[BEGIN GIVEN INFORMATION]

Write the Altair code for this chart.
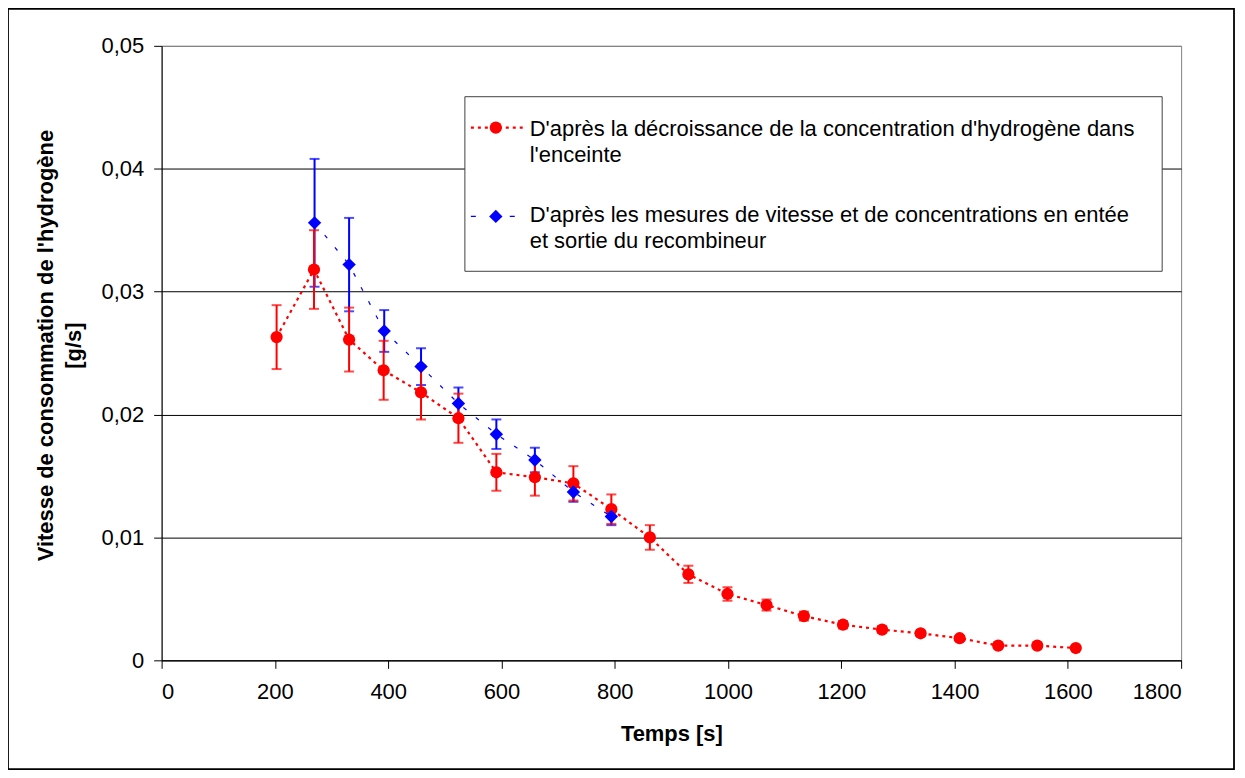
import altair as alt
import pandas as pd

# ---- data ----
red_t = [203, 269, 331, 392, 458, 524, 591, 659, 727, 794, 862, 930, 999, 1068, 1134, 1203, 1272, 1340, 1409, 1477, 1546, 1614]
red_v = [0.0263, 0.0318, 0.0261, 0.0236, 0.0218, 0.0197, 0.0153, 0.0149, 0.0144, 0.0123, 0.0100, 0.0070,
         0.0054, 0.0045, 0.0036, 0.0029, 0.0025, 0.0022, 0.0018, 0.0012, 0.0012, 0.0010]
red_err = [0.0026, 0.0032, 0.0026, 0.0024, 0.0022, 0.0020, 0.0015, 0.0015, 0.0014, 0.0012, 0.0010, 0.0007,
           0.00055, 0.00045, 0.00036, 0.0003, 0.00025, 0.00022, 0.00018, 0.00012, 0.00012, 0.0001]

blue_t = [270, 331, 393, 458, 524, 591, 659, 727, 794]
blue_v = [0.0356, 0.0322, 0.0268, 0.0239, 0.0209, 0.0184, 0.0163, 0.0137, 0.0117]
blue_err = [0.0052, 0.0038, 0.0017, 0.0015, 0.0013, 0.0012, 0.0010, 0.0008, 0.0007]

x_ticks = [0, 200, 400, 600, 800, 1000, 1200, 1400, 1600, 1800]
y_ticks = [0, 0.01, 0.02, 0.03, 0.04, 0.05]

red_label = ["D'après la décroissance de la concentration d'hydrogène dans", "l'enceinte"]
blue_label = ["D'après les mesures de vitesse et de concentrations en entée", "et sortie du recombineur"]
x_title = "Temps [s]"
y_title = ["Vitesse de consommation de l'hydrogène", "[g/s]"]

RED = "#FF0000"
BLUE = "#0000FF"
FONT = "Liberation Sans"

red = pd.DataFrame({"t": red_t, "v": red_v,
                    "lo": [v - e for v, e in zip(red_v, red_err)],
                    "hi": [v + e for v, e in zip(red_v, red_err)]})
blue = pd.DataFrame({"t": blue_t, "v": blue_v,
                     "lo": [v - e for v, e in zip(blue_v, blue_err)],
                     "hi": [v + e for v, e in zip(blue_v, blue_err)]})

xs = alt.Scale(domain=[0, 1800], nice=False)
ys = alt.Scale(domain=[0, 0.05], nice=False)

x_axis = alt.Axis(values=x_ticks, format="d", grid=False, domainColor="#000", tickColor="#000",
                  tickSize=8, labelPadding=13, labelFontSize=22, labelFont=FONT, labelColor="#000",
                  title=x_title, titleFont=FONT, titleFontSize=22, titleFontWeight="bold",
                  titleColor="#000", titleY=80, titleBaseline="alphabetic")
y_axis = alt.Axis(values=y_ticks,
                  labelExpr="datum.value == 0 ? '0' : replace(format(datum.value, '.2f'), '.', ',')",
                  grid=True, gridColor={"condition": {"test": "datum.value >= 0.049", "value": "#808080"},
                                        "value": "#000000"},
                  gridWidth=1, domainColor="#000", tickColor="#000", tickSize=8, labelPadding=10,
                  labelFontSize=22, labelFont=FONT, labelColor="#000",
                  title=y_title, titleFont=FONT, titleFontSize=22, titleFontWeight="bold", titleColor="#000",
                  titleAngle=270, titleX=-104, titleY=300, titleBaseline="bottom", titleAlign="center",
                  titleLineHeight=28)

X = alt.X("t:Q", scale=xs, axis=x_axis)

def Y(field):
    return alt.Y(field, type="quantitative", scale=ys, axis=y_axis)

one = pd.DataFrame({"k": [0]})

# outer frame
frame = alt.Chart(one).mark_rect(fill=None, stroke="#000", strokeWidth=1.8, clip=False).encode(
    x=alt.value(-154), x2=alt.value(1075), y=alt.value(-37), y2=alt.value(725))

base_r = alt.Chart(red)
base_b = alt.Chart(blue)

def err_layers(base, color):
    bar = base.mark_rule(color=color, strokeWidth=2).encode(x=X, y=Y("lo"), y2="hi:Q")
    cap_lo = base.mark_tick(color=color, orient="horizontal", size=10, thickness=2).encode(x=X, y=Y("lo"))
    cap_hi = base.mark_tick(color=color, orient="horizontal", size=10, thickness=2).encode(x=X, y=Y("hi"))
    return [bar, cap_lo, cap_hi]

red_line = base_r.mark_line(color=RED, strokeWidth=2.2, strokeDash=[3, 4]).encode(x=X, y=Y("v"))
red_pts = base_r.mark_point(shape="circle", filled=True, color=RED, opacity=1, size=150).encode(x=X, y=Y("v"))
blue_line = base_b.mark_line(color=BLUE, strokeWidth=1.2, strokeDash=[4, 12]).encode(x=X, y=Y("v"))
blue_pts = base_b.mark_point(shape="diamond", filled=True, color=BLUE, opacity=1, size=180).encode(x=X, y=Y("v"))

# legend (decoration)
leg_box = alt.Chart(one).mark_rect(fill="white", stroke="#404040", strokeWidth=1).encode(
    x=alt.value(304), x2=alt.value(1003), y=alt.value(51), y2=alt.value(226))
leg_red_line = alt.Chart(one).mark_rule(color=RED, strokeWidth=2.2, strokeDash=[3, 4]).encode(
    x=alt.value(310), x2=alt.value(362), y=alt.value(82))
leg_red_pt = alt.Chart(one).mark_point(shape="circle", filled=True, color=RED, opacity=1, size=150).encode(
    x=alt.value(335), y=alt.value(82))
leg_blue_line = alt.Chart(one).mark_rule(color=BLUE, strokeWidth=1.2, strokeDash=[5, 34]).encode(
    x=alt.value(310), x2=alt.value(362), y=alt.value(171))
leg_blue_pt = alt.Chart(one).mark_point(shape="diamond", filled=True, color=BLUE, opacity=1, size=180).encode(
    x=alt.value(335), y=alt.value(171))

def txt(s, y):
    return alt.Chart(one).mark_text(align="left", baseline="alphabetic", font=FONT, fontSize=22,
                                    color="#000").encode(x=alt.value(369), y=alt.value(y), text=alt.value(s))

leg_texts = [txt(red_label[0], 90), txt(red_label[1], 116), txt(blue_label[0], 177), txt(blue_label[1], 203)]

layers = ([frame] + err_layers(base_b, BLUE) + err_layers(base_r, RED) +
          [red_line, red_pts, blue_line, blue_pts, leg_box, leg_red_line, leg_red_pt,
           leg_blue_line, leg_blue_pt] + leg_texts)

chart = alt.layer(*layers).properties(
    width=1022, height=616,
    autosize=alt.AutoSizeParams(type="none"),
    padding={"left": 154, "top": 37, "right": 56, "bottom": 112},
    background="white",
).configure_view(stroke="#808080", strokeWidth=1)

chart.save("out.html", embed_options={"renderer": "svg", "actions": False})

[END GIVEN INFORMATION]

**REQUEST**
From the first line above down to the line with "import pandas as pd", reproduce every line and no others, omitting pictures.

**FULL OUTPUT**
Write the Altair code for this chart.
import altair as alt
import pandas as pd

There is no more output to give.